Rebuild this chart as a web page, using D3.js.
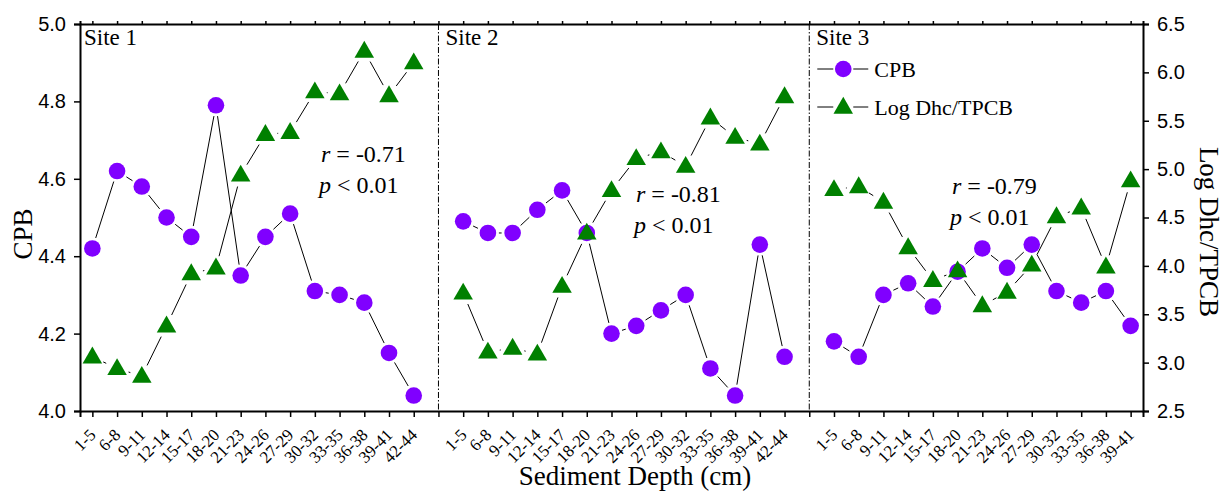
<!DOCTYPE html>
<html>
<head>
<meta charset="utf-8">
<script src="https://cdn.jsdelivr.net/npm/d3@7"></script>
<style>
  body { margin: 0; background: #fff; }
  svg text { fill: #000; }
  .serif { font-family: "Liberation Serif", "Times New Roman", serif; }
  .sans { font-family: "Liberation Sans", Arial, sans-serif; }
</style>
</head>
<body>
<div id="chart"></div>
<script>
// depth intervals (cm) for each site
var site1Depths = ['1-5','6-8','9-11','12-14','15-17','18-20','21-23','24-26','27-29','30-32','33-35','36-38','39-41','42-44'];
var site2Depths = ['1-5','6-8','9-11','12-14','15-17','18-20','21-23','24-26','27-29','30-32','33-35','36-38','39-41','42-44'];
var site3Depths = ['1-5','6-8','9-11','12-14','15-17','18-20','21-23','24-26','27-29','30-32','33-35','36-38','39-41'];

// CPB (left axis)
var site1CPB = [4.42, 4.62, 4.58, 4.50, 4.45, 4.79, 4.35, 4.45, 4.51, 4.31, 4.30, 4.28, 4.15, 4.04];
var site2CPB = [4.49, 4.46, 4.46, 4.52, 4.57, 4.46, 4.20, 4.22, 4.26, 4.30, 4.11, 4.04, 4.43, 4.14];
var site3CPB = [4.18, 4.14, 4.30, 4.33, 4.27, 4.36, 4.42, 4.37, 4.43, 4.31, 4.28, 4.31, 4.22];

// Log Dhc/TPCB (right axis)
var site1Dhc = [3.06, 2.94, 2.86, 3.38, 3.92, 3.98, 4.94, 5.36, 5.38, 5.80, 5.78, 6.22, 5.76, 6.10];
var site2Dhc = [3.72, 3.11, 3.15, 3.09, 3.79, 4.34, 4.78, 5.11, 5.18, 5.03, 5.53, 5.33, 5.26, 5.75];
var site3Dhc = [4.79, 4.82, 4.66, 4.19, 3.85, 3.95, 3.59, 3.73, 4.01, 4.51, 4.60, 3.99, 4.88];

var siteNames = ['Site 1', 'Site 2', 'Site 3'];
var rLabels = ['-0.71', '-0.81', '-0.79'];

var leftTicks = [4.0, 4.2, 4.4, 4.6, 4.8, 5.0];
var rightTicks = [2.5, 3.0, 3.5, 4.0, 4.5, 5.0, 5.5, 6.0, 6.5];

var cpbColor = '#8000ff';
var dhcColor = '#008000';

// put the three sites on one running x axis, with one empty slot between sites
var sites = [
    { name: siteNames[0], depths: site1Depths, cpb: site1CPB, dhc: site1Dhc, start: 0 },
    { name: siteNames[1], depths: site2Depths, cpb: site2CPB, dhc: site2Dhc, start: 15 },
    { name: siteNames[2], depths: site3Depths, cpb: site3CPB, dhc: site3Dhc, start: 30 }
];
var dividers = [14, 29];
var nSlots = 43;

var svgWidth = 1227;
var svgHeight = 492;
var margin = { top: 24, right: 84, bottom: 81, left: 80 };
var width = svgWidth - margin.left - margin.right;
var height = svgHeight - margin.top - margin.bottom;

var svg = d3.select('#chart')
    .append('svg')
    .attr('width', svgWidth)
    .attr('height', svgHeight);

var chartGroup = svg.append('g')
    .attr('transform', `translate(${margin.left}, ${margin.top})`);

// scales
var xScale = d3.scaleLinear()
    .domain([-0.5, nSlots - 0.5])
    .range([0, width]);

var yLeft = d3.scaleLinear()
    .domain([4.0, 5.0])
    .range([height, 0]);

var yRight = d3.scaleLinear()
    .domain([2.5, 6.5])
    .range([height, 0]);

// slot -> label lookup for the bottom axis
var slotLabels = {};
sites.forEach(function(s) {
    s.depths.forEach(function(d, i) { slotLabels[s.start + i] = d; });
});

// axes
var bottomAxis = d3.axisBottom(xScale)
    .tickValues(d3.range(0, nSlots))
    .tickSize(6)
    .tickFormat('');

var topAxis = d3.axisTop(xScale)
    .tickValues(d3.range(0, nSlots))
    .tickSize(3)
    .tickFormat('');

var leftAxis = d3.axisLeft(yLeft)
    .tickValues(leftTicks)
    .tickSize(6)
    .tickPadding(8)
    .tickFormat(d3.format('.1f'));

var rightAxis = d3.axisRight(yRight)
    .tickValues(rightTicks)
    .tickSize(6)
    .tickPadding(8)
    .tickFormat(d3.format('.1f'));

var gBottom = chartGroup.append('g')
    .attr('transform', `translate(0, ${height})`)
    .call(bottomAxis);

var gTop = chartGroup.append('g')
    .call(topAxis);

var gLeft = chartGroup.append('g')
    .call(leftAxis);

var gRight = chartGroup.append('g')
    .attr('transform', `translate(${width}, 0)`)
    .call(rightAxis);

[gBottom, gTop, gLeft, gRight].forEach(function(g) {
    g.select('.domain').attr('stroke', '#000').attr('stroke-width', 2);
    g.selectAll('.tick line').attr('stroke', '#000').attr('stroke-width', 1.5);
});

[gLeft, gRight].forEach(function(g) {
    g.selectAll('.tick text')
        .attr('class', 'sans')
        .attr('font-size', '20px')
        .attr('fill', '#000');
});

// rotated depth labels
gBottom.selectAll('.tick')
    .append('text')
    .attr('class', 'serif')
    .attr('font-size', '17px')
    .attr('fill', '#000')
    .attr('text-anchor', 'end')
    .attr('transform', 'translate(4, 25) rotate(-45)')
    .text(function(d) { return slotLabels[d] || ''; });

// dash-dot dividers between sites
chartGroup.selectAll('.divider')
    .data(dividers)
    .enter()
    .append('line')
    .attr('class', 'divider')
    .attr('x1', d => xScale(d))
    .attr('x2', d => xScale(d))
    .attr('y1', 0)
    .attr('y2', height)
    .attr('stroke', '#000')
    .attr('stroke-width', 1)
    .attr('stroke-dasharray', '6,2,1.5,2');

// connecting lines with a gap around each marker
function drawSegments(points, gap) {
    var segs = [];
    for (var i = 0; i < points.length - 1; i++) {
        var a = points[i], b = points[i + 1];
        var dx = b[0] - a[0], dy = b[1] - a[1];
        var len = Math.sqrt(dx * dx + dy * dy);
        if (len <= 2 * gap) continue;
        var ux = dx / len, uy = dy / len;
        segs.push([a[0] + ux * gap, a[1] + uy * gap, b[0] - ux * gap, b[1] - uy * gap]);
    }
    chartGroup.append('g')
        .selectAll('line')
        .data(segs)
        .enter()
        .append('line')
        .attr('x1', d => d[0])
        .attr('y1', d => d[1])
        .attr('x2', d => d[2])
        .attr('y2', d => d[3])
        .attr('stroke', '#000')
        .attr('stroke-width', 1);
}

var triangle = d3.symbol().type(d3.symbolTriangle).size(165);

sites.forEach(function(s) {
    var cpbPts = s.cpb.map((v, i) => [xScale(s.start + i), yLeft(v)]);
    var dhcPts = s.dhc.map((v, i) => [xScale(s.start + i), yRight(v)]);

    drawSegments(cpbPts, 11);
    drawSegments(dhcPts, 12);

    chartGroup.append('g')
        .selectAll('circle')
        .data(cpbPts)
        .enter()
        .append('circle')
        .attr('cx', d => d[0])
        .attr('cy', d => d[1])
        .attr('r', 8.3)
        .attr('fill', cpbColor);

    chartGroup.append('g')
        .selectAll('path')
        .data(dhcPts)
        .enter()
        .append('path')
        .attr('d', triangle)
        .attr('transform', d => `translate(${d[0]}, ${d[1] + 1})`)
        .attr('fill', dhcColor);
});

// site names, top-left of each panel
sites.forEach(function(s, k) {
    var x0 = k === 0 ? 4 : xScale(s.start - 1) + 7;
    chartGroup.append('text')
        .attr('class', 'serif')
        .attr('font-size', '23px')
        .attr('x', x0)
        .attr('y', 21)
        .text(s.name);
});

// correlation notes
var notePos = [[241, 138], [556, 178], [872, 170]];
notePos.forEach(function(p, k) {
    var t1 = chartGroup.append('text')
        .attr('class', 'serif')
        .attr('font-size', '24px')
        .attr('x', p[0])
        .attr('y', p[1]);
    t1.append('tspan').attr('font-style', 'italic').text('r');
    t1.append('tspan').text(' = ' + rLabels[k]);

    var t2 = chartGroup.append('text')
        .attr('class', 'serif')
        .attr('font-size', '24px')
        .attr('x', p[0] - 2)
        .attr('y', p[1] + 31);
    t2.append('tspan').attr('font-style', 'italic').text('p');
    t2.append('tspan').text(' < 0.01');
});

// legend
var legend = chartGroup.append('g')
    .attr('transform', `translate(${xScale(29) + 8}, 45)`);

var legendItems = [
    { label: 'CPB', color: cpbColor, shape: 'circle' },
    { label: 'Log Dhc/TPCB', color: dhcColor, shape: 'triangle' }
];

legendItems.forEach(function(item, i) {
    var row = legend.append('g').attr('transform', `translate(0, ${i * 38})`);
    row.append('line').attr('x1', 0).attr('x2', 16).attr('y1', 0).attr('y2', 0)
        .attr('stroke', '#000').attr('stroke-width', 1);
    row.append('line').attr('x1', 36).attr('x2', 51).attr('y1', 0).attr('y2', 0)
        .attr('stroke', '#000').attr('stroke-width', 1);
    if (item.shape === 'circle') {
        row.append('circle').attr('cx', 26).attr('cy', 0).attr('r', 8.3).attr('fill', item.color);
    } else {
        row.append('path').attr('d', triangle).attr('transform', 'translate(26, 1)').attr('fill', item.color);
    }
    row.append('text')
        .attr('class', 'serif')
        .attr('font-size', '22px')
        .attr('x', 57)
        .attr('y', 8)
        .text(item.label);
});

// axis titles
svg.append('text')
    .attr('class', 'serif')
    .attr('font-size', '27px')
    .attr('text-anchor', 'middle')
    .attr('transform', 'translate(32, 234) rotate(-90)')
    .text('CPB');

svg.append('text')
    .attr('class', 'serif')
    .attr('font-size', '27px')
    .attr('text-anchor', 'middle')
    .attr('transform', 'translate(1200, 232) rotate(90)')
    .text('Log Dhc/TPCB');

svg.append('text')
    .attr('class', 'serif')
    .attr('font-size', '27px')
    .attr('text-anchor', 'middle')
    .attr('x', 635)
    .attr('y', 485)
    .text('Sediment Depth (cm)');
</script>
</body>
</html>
----
_Task goal_: Set down again, exactly, the lines of the material above from its first line to the one with "4.28, 4.31, 4.22];", inclusive. Leave the pictures out.

_Output below_:
Rebuild this chart as a web page, using D3.js.
<!DOCTYPE html>
<html>
<head>
<meta charset="utf-8">
<script src="https://cdn.jsdelivr.net/npm/d3@7"></script>
<style>
  body { margin: 0; background: #fff; }
  svg text { fill: #000; }
  .serif { font-family: "Liberation Serif", "Times New Roman", serif; }
  .sans { font-family: "Liberation Sans", Arial, sans-serif; }
</style>
</head>
<body>
<div id="chart"></div>
<script>
// depth intervals (cm) for each site
var site1Depths = ['1-5','6-8','9-11','12-14','15-17','18-20','21-23','24-26','27-29','30-32','33-35','36-38','39-41','42-44'];
var site2Depths = ['1-5','6-8','9-11','12-14','15-17','18-20','21-23','24-26','27-29','30-32','33-35','36-38','39-41','42-44'];
var site3Depths = ['1-5','6-8','9-11','12-14','15-17','18-20','21-23','24-26','27-29','30-32','33-35','36-38','39-41'];

// CPB (left axis)
var site1CPB = [4.42, 4.62, 4.58, 4.50, 4.45, 4.79, 4.35, 4.45, 4.51, 4.31, 4.30, 4.28, 4.15, 4.04];
var site2CPB = [4.49, 4.46, 4.46, 4.52, 4.57, 4.46, 4.20, 4.22, 4.26, 4.30, 4.11, 4.04, 4.43, 4.14];
var site3CPB = [4.18, 4.14, 4.30, 4.33, 4.27, 4.36, 4.42, 4.37, 4.43, 4.31, 4.28, 4.31, 4.22];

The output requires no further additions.